Another response to Social Darwinism was progressivism. Hofstadter argues that progressivism was psychological, a status revolution which offered ceremonial solutions to problems. One progressive thinker, Jane Addams was a reformer who took progressivism as a means of helping others rise above their current situations. Her Hull House, led to the establishment of shelters for battered women, housing reforms, voter registration centers, child care services and meeting places for union workers. To Addams, social problems that progressives focused on was urban corruption, poor housing, and working conditions. Herbert Croly had a political position that was influenced by European thought, which made him stay distant from the progressive movement.
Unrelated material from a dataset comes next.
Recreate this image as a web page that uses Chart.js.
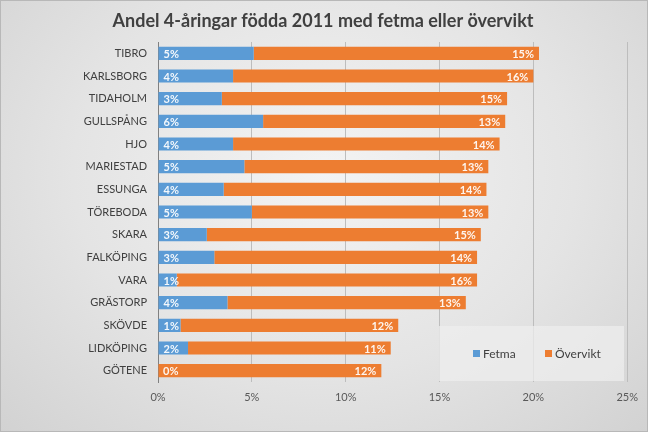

He combined moral fervor and analytic reasoning and pointed out the pros and cons of the founders. His political agenda involved regulating corporations and unions, a national inheritance tax and business initiatives. He also called for new leadership that would not reform by extending democracy because those were corrupted by Jefferson in particular. He believed that industrialism, here to stay, could offer new opportunities for creating leadership and bureaucracy.

Tying It All Together

The success of the progressive movement was limited because of their privileged position in the new order. Hofstadter argues that though they suffered anxieties over industrialism, they were a privileged group of people who found important and comfortable positions in this new order. The populist movement was like a marooned society, left on its own. Both enhanced the appearance of republicanism as an ideology of protest and nostalgia and that was directed towards groups who had been left behind economically and politically in the industrialized world. However, both movements allowed for the opportunities for groups of people to adjust, survive and flourish in the new America.